Canada's NDP

NDP

May 24th, 2020

Time to take a serious look at a Basic Income

The pandemic has exposed the many gaps in income supports for Canadian workers, so it's not surprising that it has renewed conversations on all sides about the concept of a basic or minimum income. Here's my latest column on the subject:

COVID-19 has obviously changed our lives in the short term, and now there is a growing consensus that the pandemic will also bring more long-lasting changes to our society—how we value workers, how we treat our seniors, how we house the homeless, how we protect the environment, and more.

One topic that is surfacing more and more often is the idea of a basic income. One of the first things we learned when the pandemic began was that Employment Insurance was completely inadequate to protect workers from lost income. Sixty percent of workers do not even qualify for EI.

So the government brought in the Canada Emergency Response Benefit, which provides $2000 per month to workers who have lost their income because of the pandemic. CERB is an essential lifeline for millions of Canadians, but there are still hundreds of thousands who fall through the cracks of the program’s qualifications and therefore can’t access it.

CERB has raised some interesting questions about how we take care of vulnerable Canadians. Some people have commented to me that $2000 per month is simply not enough to survive on with dignity in Canada. But we only provide about half that to people who are on social assistance and disability pensions, and only about 75% of that for the combination of Old Age Security and the Guaranteed Income Supplement.

These conversations have raised the profile of a basic income in Canada. How would such a program work? Would it discourage people from working? How could we afford it?

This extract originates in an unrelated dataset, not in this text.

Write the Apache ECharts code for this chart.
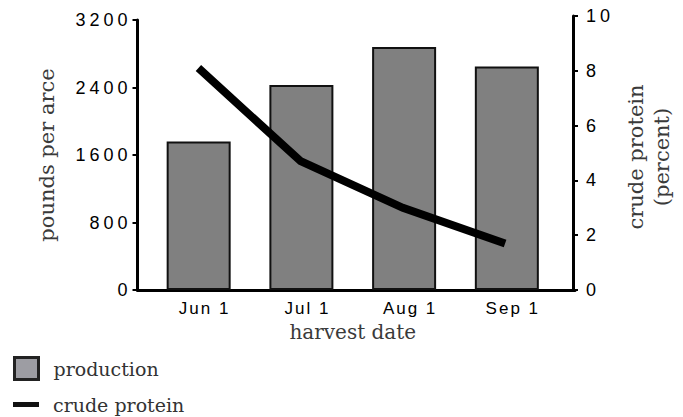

Some of those questions can be answered by looking at the results of pilot programs in Canada and elsewhere in the world. It turns out that a properly designed basic income program does not discourage people from working, although some parents may choose to stay at home longer with infants and young people may choose to stay in school longer. In many cases it has given people living in poverty the hand up they need to start their own businesses and get back to meaningful work.

The cost of the program obviously depends on how many receive the benefit. A universal basic income would entail every adult in Canada receiving the benefit and, while that would have been a good idea in this pandemic to temporarily support everyone who needed it quickly and with a minimum of red tape, it is unsustainable in the long term.

My former colleague, Guy Caron, is an economist who has studied and promoted what he calls a Guaranteed Minimum Income, or GMI. This would simply be a guarantee that no Canadian should would live below the poverty line. The GMI is meant to complement our social services, not to replace them, although it could be integrated with existing federal programs that are essentially forms of basic income, such as Old Age Security, the Guaranteed Income Supplement, and the Canada Child Benefit. Caron calculates that a GMI would cost about $30 billion per year to implement in Canada.

It may sound like a lot of money, but it would save billions in the long term. Hospital workers know that a lot of our health care expenses go to treating poverty related illnesses, not treating disease. By keeping all Canadians above the poverty line, we will have healthier citizens, youths who stay in school long enough to qualify for the good jobs of the future, young people who aren’t tempted by a life of crime to make ends meet. And money provided to low-income Canadians circulates in the community, instead of being moved offshore or spent outside the country as a lot of corporate subsidies are.

We can eliminate poverty and all the negative impacts that it has on people. It’s time to take a serious look at basic income in Canada.